In this case, a husband and wife contracted with a water restoration company to fix water damage to their insured home, the purchase of which had been financed through a mortgage. The wife, without the consent of her husband or the mortgagee, agreed to “an assignment of benefits agreement assigning ‘any and all insurance rights, benefits, proceeds and any cause of action under any applicable insurance policies'” to the water restoration contractor.
The homeowners’ insurance policy at issue contained a provision indicating that “[n]o assignment of claim benefits, regardless of whether made before a loss or after a loss, shall be valid without the written consent of all ‘insureds,’ all additional insureds, and all mortgagee(s) named in the policy.” The Fourth DCA held that this provision was not an impermissible restriction on the right to enter into post-loss AOB contracts and ruled in favor of the insurer.

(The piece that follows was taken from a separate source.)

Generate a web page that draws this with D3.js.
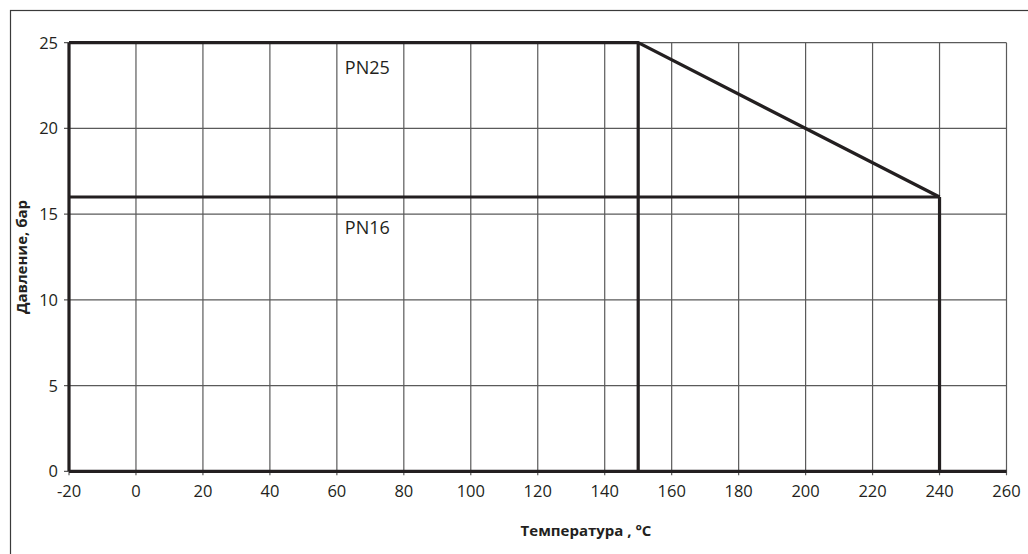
<!DOCTYPE html>
<html>
<head>
<meta charset="utf-8">
<script src="https://cdn.jsdelivr.net/npm/d3@7"></script>
<style>
  body { margin: 0; background: #fff; }
  svg { display: block; }
  .tick-label { font-family: "Open Sans", sans-serif; font-size: 16.5px; fill: #231f20; }
  .title { font-family: "Open Sans", sans-serif; font-weight: bold; font-size: 15px; fill: #231f20; }
  .pn { font-family: "Open Sans", sans-serif; font-size: 18px; fill: #231f20; }
</style>
</head>
<body>
<div id="chart"></div>
<script>
// data
const xTicks = [-20, 0, 20, 40, 60, 80, 100, 120, 140, 160, 180, 200, 220, 240, 260];
const yTicks = [0, 5, 10, 15, 20, 25];
const pn25Temp = [-20, 150, 240];
const pn25Press = [25, 25, 16];
const pn16Temp = [-20, 240];
const pn16Press = [16, 16];
const limitTemp = [150, 240];
const limitPress = [25, 16];
const seriesNames = ['PN25', 'PN16'];

const width = 1028, height = 554;
const margin = { left: 69, right: 1028 - 1006.5, top: 42.7, bottom: 554 - 471.3 };

const svg = d3.select('#chart').append('svg')
  .attr('width', width)
  .attr('height', height);

// outer frame (only left/top edges show)
svg.append('rect')
  .attr('x', 10.5).attr('y', 10.5)
  .attr('width', 1040).attr('height', 560)
  .attr('fill', 'none')
  .attr('stroke', '#3a3a3a')
  .attr('stroke-width', 1.2);

const x = d3.scaleLinear().domain([-20, 260]).range([margin.left, width - margin.right]);
const y = d3.scaleLinear().domain([0, 25]).range([height - margin.bottom, margin.top]);

const grid = svg.append('g');
const dark = '#231f20';
const gridColor = '#5a5a5a';

// vertical grid lines (with short tick below axis)
grid.selectAll('.vgrid')
  .data(xTicks)
  .enter().append('line')
  .attr('x1', d => x(d)).attr('x2', d => x(d))
  .attr('y1', y(25)).attr('y2', y(0) + 4)
  .attr('stroke', gridColor)
  .attr('stroke-width', 1.2);

// horizontal grid lines (with short tick left of axis)
grid.selectAll('.hgrid')
  .data(yTicks)
  .enter().append('line')
  .attr('x1', x(-20) - 5).attr('x2', x(260))
  .attr('y1', d => y(d)).attr('y2', d => y(d))
  .attr('stroke', gridColor)
  .attr('stroke-width', 1.2);

// tick labels
svg.selectAll('.xlab')
  .data(xTicks)
  .enter().append('text')
  .attr('class', 'tick-label')
  .attr('x', d => x(d))
  .attr('y', y(0) + 26)
  .attr('text-anchor', 'middle')
  .text(d => d);

svg.selectAll('.ylab')
  .data(yTicks)
  .enter().append('text')
  .attr('class', 'tick-label')
  .attr('x', x(-20) - 11)
  .attr('y', d => y(d) + 6)
  .attr('text-anchor', 'end')
  .text(d => d);

// axes lines (thick)
const thick = 3.2;
svg.append('line')
  .attr('x1', x(-20)).attr('x2', x(-20))
  .attr('y1', y(0)).attr('y2', y(25))
  .attr('stroke', dark).attr('stroke-width', thick);
svg.append('line')
  .attr('x1', x(-20)).attr('x2', x(260))
  .attr('y1', y(0)).attr('y2', y(0))
  .attr('stroke', dark).attr('stroke-width', thick);

// limit curves
const line = d3.line().x(d => x(d[0])).y(d => y(d[1]));
const pn25 = pn25Temp.map((t, i) => [t, pn25Press[i]]);
const pn16 = pn16Temp.map((t, i) => [t, pn16Press[i]]);

[pn25, pn16].forEach(s => {
  svg.append('path')
    .attr('d', line(s))
    .attr('fill', 'none')
    .attr('stroke', dark)
    .attr('stroke-width', thick)
    .attr('stroke-linejoin', 'miter');
});

svg.selectAll('.limit')
  .data(limitTemp)
  .enter().append('line')
  .attr('x1', d => x(d)).attr('x2', d => x(d))
  .attr('y1', y(0)).attr('y2', (d, i) => y(limitPress[i]))
  .attr('stroke', dark)
  .attr('stroke-width', thick);

// series labels
svg.append('text').attr('class', 'pn')
  .attr('x', x(60) + 8).attr('y', y(pn25Press[0]) + 31)
  .text(seriesNames[0]);
svg.append('text').attr('class', 'pn')
  .attr('x', x(60) + 8).attr('y', y(pn16Press[0]) + 37)
  .text(seriesNames[1]);

// axis titles
svg.append('text').attr('class', 'title')
  .attr('x', 586).attr('y', 536)
  .attr('text-anchor', 'middle')
  .text('Температура , °C');

svg.append('text').attr('class', 'title')
  .attr('transform', 'translate(27,257) rotate(-90)')
  .attr('text-anchor', 'middle')
  .text('Давление, бар');
</script>
</body>
</html>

This will be an important case that will be closely monitored by interested parties.
AOB abuse is a growing problem that seems to be gaining the attention of regulators, lawmakers, courts, and consumers across the nation. While most states must contend with state laws that permit assignment of rights without insurer consent, Florida lawmakers have struggled to address certain factors that have made it the epicenter of AOB abuse in the United States. The state’s one-way attorneys’ fee statute, coupled together with case law holding that insurers do not need to seek insurer consent before entering into AOB contracts with third-party contractors, have created a unique legal landscape that has made it far too easy for dishonest contractors and their attorneys to abuse the system.
As homeowner insurance premium rates skyrocket, interested parties will be watching closely to see how the industry, regulators, and consumers respond to the new AOB reform law. The Florida Supreme Court’s ruling in Restoration 1 of Port St. Lucie vs. Ark Royal Insurance Company may also have a profound impact on the industry. Given the current environment in Florida and the developments in Tallahassee, we could be looking at a new and improved homeowners’ insurance market by the end of 2019, but it is too early to tell. One thing is certain, if AOB reform is not successful in Florida, premium rates will continue to increase, and consumers will continue to suffer.